> **Material provided**

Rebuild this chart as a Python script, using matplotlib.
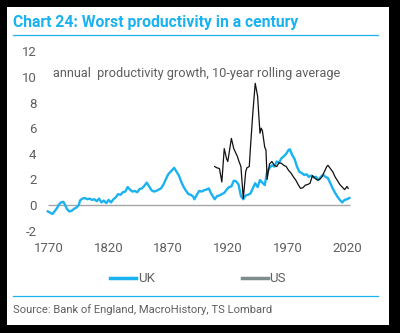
import matplotlib
matplotlib.use("Agg")
import matplotlib.pyplot as plt
from matplotlib.patches import Rectangle
from matplotlib.lines import Line2D

plt.rcParams['font.family'] = ['Roboto', 'DejaVu Sans']
plt.rcParams['axes.unicode_minus'] = False

# UK: annual productivity growth, 10-year rolling average
uk_years = [1769, 1771, 1773, 1775, 1777, 1778, 1780, 1782, 1783, 1785, 1787, 1789,
            1791, 1793, 1795, 1796, 1798, 1800, 1802, 1804, 1806, 1808, 1810, 1812,
            1814, 1816, 1818, 1820, 1822, 1824, 1826, 1828, 1830, 1832, 1834, 1836,
            1838, 1840, 1842, 1844, 1846, 1848, 1850, 1852, 1854, 1856, 1858, 1860,
            1862, 1864, 1866, 1868, 1870, 1872, 1874, 1875, 1877, 1879, 1881, 1883,
            1885, 1887, 1889, 1891, 1892, 1894, 1896, 1898, 1900, 1902, 1904, 1906,
            1908, 1909, 1911, 1913, 1915, 1917, 1919, 1921, 1923, 1925, 1927, 1929,
            1931, 1933, 1935, 1937, 1939, 1941, 1943, 1945, 1947, 1949, 1951, 1953,
            1955, 1957, 1959, 1961, 1963, 1965, 1967, 1969, 1971, 1972, 1974, 1976,
            1978, 1980, 1982, 1984, 1986, 1988, 1990, 1992, 1994, 1996, 1998, 2000,
            2002, 2004, 2006, 2008, 2010, 2012, 2014, 2016, 2018, 2020, 2022]
uk_vals = [-0.5, -0.6, -0.7, -0.45, -0.2, 0.0, 0.2, 0.25, 0.1, -0.3, -0.5, -0.45,
           -0.3, -0.2, 0.0, 0.35, 0.5, 0.55, 0.45, 0.5, 0.4, 0.45, 0.3, 0.5,
           0.2, 0.35, 0.15, 0.4, 0.2, 0.45, 0.6, 0.85, 0.8, 1.0, 1.05, 1.4,
           1.2, 1.05, 1.1, 1.0, 1.25, 1.3, 1.5, 1.75, 1.45, 1.15, 1.05, 1.1,
           1.2, 1.3, 1.6, 2.0, 2.4, 2.6, 2.8, 2.9, 2.6, 2.3, 1.8, 1.4,
           1.1, 0.85, 0.8, 0.65, 0.45, 0.8, 1.1, 1.05, 1.15, 1.2, 1.3, 0.9,
           0.6, 0.45, 0.7, 0.75, 0.85, 0.95, 1.2, 1.4, 1.45, 1.9, 1.85, 1.6,
           0.7, 0.45, 0.75, 0.8, 0.9, 1.3, 1.7, 1.4, 1.95, 1.75, 1.55, 2.6,
           2.9, 3.1, 3.0, 3.4, 3.3, 3.65, 3.8, 4.0, 4.3, 4.35, 3.9, 3.6,
           3.0, 2.6, 2.5, 2.35, 2.4, 2.2, 2.3, 2.15, 2.2, 1.95, 2.2, 2.35,
           2.2, 2.1, 1.7, 1.3, 0.95, 0.65, 0.4, 0.2, 0.4, 0.45, 0.55]

# US
us_years = [1909, 1911, 1913, 1915, 1917, 1919, 1920, 1922, 1923, 1925, 1926, 1928,
            1929, 1931, 1933, 1935, 1936, 1938, 1939, 1941, 1943, 1945, 1946, 1947,
            1948, 1949, 1951, 1952, 1953, 1955, 1957, 1959, 1961, 1963, 1965, 1967,
            1969, 1971, 1973, 1975, 1977, 1979, 1981, 1983, 1985, 1987, 1989, 1991,
            1993, 1995, 1997, 1999, 2001, 2003, 2004, 2006, 2008, 2010, 2012, 2014,
            2016, 2018, 2020, 2021]
us_vals = [3.0, 2.9, 2.85, 1.8, 4.4, 3.6, 3.4, 4.6, 5.2, 4.4, 4.2, 3.8,
           3.5, 3.0, 0.5, 2.6, 2.9, 3.0, 4.5, 7.2, 9.5, 8.5, 7.0, 5.6,
           6.0, 5.8, 4.5, 4.3, 2.0, 3.2, 3.4, 3.1, 3.0, 3.3, 3.25, 3.1,
           3.0, 2.7, 2.5, 2.2, 1.95, 1.6, 1.3, 1.35, 1.55, 1.6, 1.7, 2.3,
           2.1, 1.95, 2.0, 2.2, 2.6, 3.0, 3.1, 2.85, 2.6, 2.2, 1.9, 1.6,
           1.4, 1.2, 1.45, 1.3]

x_ticks = [1770, 1820, 1870, 1920, 1970, 2020]
y_ticks = [-2, 0, 2, 4, 6, 8, 10, 12]

BLUE = '#1AB2F0'
GREY = '#5f5f5f'

W, H = 400, 333
fig = plt.figure(figsize=(4, 3.33), dpi=100)
fig.patch.set_facecolor('black')
fig.add_artist(Rectangle((7 / W, 1 - 325 / H), 382 / W, 318 / H, zorder=-5,
                         transform=fig.transFigure, facecolor='white', edgecolor='none'))

# title + rules
fig.text(13 / W, 1 - 22 / H, 'Chart 24: Worst productivity in a century', color=BLUE,
         fontsize=11.35, fontweight='bold', va='center', ha='left')
fig.add_artist(Line2D([13 / W, 378 / W], [1 - 35 / H, 1 - 35 / H], color=BLUE, lw=0.9))
fig.add_artist(Line2D([13 / W, 378 / W], [1 - 296 / H, 1 - 296 / H], color=BLUE, lw=0.9))
fig.text(13 / W, 1 - 310 / H, 'Source: Bank of England, MacroHistory, TS Lombard',
         color=GREY, fontsize=8.1, va='center', ha='left')

# axes: px 40..360 horizontally, 50..235 vertically
ax = fig.add_axes([40 / W, 1 - 235 / H, 320 / W, 185 / H])
ax.set_facecolor('none')
ax.set_xlim(1762.45, 2030.9)
ax.set_ylim(-2.34, 12.1)
for s in ax.spines.values():
    s.set_visible(False)
ax.set_xticks(x_ticks)
ax.set_yticks(y_ticks)
ax.tick_params(length=0, labelsize=9.5, labelcolor=GREY)
ax.tick_params(axis='y', pad=2.5)
ax.tick_params(axis='x', pad=5)

ax.hlines(0, 1769, 2022.5, color='#a6a6a6', lw=1)
ax.plot(uk_years, uk_vals, color=BLUE, lw=1.7, label='UK')
ax.plot(us_years, us_vals, color='#111111', lw=0.9, label='US')

ax.text(1773, 10.3, 'annual  productivity growth, 10-year rolling average',
        color=GREY, fontsize=9.2, va='center', ha='left')

handles = [Line2D([], [], color=BLUE, lw=2.5), Line2D([], [], color='#7f8c8d', lw=2.5)]
fig.legend(handles, ['UK', 'US'], loc='center', bbox_to_anchor=(198 / W, 1 - 279 / H),
           ncol=2, frameon=False, fontsize=9.5, handlelength=2.0, handletextpad=0.1,
           columnspacing=6.6, labelcolor=GREY)

fig.savefig('out.png', dpi=100, facecolor=fig.get_facecolor())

> **Exercise**
Write out the data precisely as given, excluding the pictures.

> **Result of the task**
Rebuild this chart as a Python script, using matplotlib.
import matplotlib
matplotlib.use("Agg")
import matplotlib.pyplot as plt
from matplotlib.patches import Rectangle
from matplotlib.lines import Line2D

plt.rcParams['font.family'] = ['Roboto', 'DejaVu Sans']
plt.rcParams['axes.unicode_minus'] = False

# UK: annual productivity growth, 10-year rolling average
uk_years = [1769, 1771, 1773, 1775, 1777, 1778, 1780, 1782, 1783, 1785, 1787, 1789,
            1791, 1793, 1795, 1796, 1798, 1800, 1802, 1804, 1806, 1808, 1810, 1812,
            1814, 1816, 1818, 1820, 1822, 1824, 1826, 1828, 1830, 1832, 1834, 1836,
            1838, 1840, 1842, 1844, 1846, 1848, 1850, 1852, 1854, 1856, 1858, 1860,
            1862, 1864, 1866, 1868, 1870, 1872, 1874, 1875, 1877, 1879, 1881, 1883,
            1885, 1887, 1889, 1891, 1892, 1894, 1896, 1898, 1900, 1902, 1904, 1906,
            1908, 1909, 1911, 1913, 1915, 1917, 1919, 1921, 1923, 1925, 1927, 1929,
            1931, 1933, 1935, 1937, 1939, 1941, 1943, 1945, 1947, 1949, 1951, 1953,
            1955, 1957, 1959, 1961, 1963, 1965, 1967, 1969, 1971, 1972, 1974, 1976,
            1978, 1980, 1982, 1984, 1986, 1988, 1990, 1992, 1994, 1996, 1998, 2000,
            2002, 2004, 2006, 2008, 2010, 2012, 2014, 2016, 2018, 2020, 2022]
uk_vals = [-0.5, -0.6, -0.7, -0.45, -0.2, 0.0, 0.2, 0.25, 0.1, -0.3, -0.5, -0.45,
           -0.3, -0.2, 0.0, 0.35, 0.5, 0.55, 0.45, 0.5, 0.4, 0.45, 0.3, 0.5,
           0.2, 0.35, 0.15, 0.4, 0.2, 0.45, 0.6, 0.85, 0.8, 1.0, 1.05, 1.4,
           1.2, 1.05, 1.1, 1.0, 1.25, 1.3, 1.5, 1.75, 1.45, 1.15, 1.05, 1.1,
           1.2, 1.3, 1.6, 2.0, 2.4, 2.6, 2.8, 2.9, 2.6, 2.3, 1.8, 1.4,
           1.1, 0.85, 0.8, 0.65, 0.45, 0.8, 1.1, 1.05, 1.15, 1.2, 1.3, 0.9,
           0.6, 0.45, 0.7, 0.75, 0.85, 0.95, 1.2, 1.4, 1.45, 1.9, 1.85, 1.6,
           0.7, 0.45, 0.75, 0.8, 0.9, 1.3, 1.7, 1.4, 1.95, 1.75, 1.55, 2.6,
           2.9, 3.1, 3.0, 3.4, 3.3, 3.65, 3.8, 4.0, 4.3, 4.35, 3.9, 3.6,
           3.0, 2.6, 2.5, 2.35, 2.4, 2.2, 2.3, 2.15, 2.2, 1.95, 2.2, 2.35,
           2.2, 2.1, 1.7, 1.3, 0.95, 0.65, 0.4, 0.2, 0.4, 0.45, 0.55]

# US
us_years = [1909, 1911, 1913, 1915, 1917, 1919, 1920, 1922, 1923, 1925, 1926, 1928,
            1929, 1931, 1933, 1935, 1936, 1938, 1939, 1941, 1943, 1945, 1946, 1947,
            1948, 1949, 1951, 1952, 1953, 1955, 1957, 1959, 1961, 1963, 1965, 1967,
            1969, 1971, 1973, 1975, 1977, 1979, 1981, 1983, 1985, 1987, 1989, 1991,
            1993, 1995, 1997, 1999, 2001, 2003, 2004, 2006, 2008, 2010, 2012, 2014,
            2016, 2018, 2020, 2021]
us_vals = [3.0, 2.9, 2.85, 1.8, 4.4, 3.6, 3.4, 4.6, 5.2, 4.4, 4.2, 3.8,
           3.5, 3.0, 0.5, 2.6, 2.9, 3.0, 4.5, 7.2, 9.5, 8.5, 7.0, 5.6,
           6.0, 5.8, 4.5, 4.3, 2.0, 3.2, 3.4, 3.1, 3.0, 3.3, 3.25, 3.1,
           3.0, 2.7, 2.5, 2.2, 1.95, 1.6, 1.3, 1.35, 1.55, 1.6, 1.7, 2.3,
           2.1, 1.95, 2.0, 2.2, 2.6, 3.0, 3.1, 2.85, 2.6, 2.2, 1.9, 1.6,
           1.4, 1.2, 1.45, 1.3]

x_ticks = [1770, 1820, 1870, 1920, 1970, 2020]
y_ticks = [-2, 0, 2, 4, 6, 8, 10, 12]

BLUE = '#1AB2F0'
GREY = '#5f5f5f'

W, H = 400, 333
fig = plt.figure(figsize=(4, 3.33), dpi=100)
fig.patch.set_facecolor('black')
fig.add_artist(Rectangle((7 / W, 1 - 325 / H), 382 / W, 318 / H, zorder=-5,
                         transform=fig.transFigure, facecolor='white', edgecolor='none'))

# title + rules
fig.text(13 / W, 1 - 22 / H, 'Chart 24: Worst productivity in a century', color=BLUE,
         fontsize=11.35, fontweight='bold', va='center', ha='left')
fig.add_artist(Line2D([13 / W, 378 / W], [1 - 35 / H, 1 - 35 / H], color=BLUE, lw=0.9))
fig.add_artist(Line2D([13 / W, 378 / W], [1 - 296 / H, 1 - 296 / H], color=BLUE, lw=0.9))
fig.text(13 / W, 1 - 310 / H, 'Source: Bank of England, MacroHistory, TS Lombard',
         color=GREY, fontsize=8.1, va='center', ha='left')

# axes: px 40..360 horizontally, 50..235 vertically
ax = fig.add_axes([40 / W, 1 - 235 / H, 320 / W, 185 / H])
ax.set_facecolor('none')
ax.set_xlim(1762.45, 2030.9)
ax.set_ylim(-2.34, 12.1)
for s in ax.spines.values():
    s.set_visible(False)
ax.set_xticks(x_ticks)
ax.set_yticks(y_ticks)
ax.tick_params(length=0, labelsize=9.5, labelcolor=GREY)
ax.tick_params(axis='y', pad=2.5)
ax.tick_params(axis='x', pad=5)

ax.hlines(0, 1769, 2022.5, color='#a6a6a6', lw=1)
ax.plot(uk_years, uk_vals, color=BLUE, lw=1.7, label='UK')
ax.plot(us_years, us_vals, color='#111111', lw=0.9, label='US')

ax.text(1773, 10.3, 'annual  productivity growth, 10-year rolling average',
        color=GREY, fontsize=9.2, va='center', ha='left')

handles = [Line2D([], [], color=BLUE, lw=2.5), Line2D([], [], color='#7f8c8d', lw=2.5)]
fig.legend(handles, ['UK', 'US'], loc='center', bbox_to_anchor=(198 / W, 1 - 279 / H),
           ncol=2, frameon=False, fontsize=9.5, handlelength=2.0, handletextpad=0.1,
           columnspacing=6.6, labelcolor=GREY)

fig.savefig('out.png', dpi=100, facecolor=fig.get_facecolor())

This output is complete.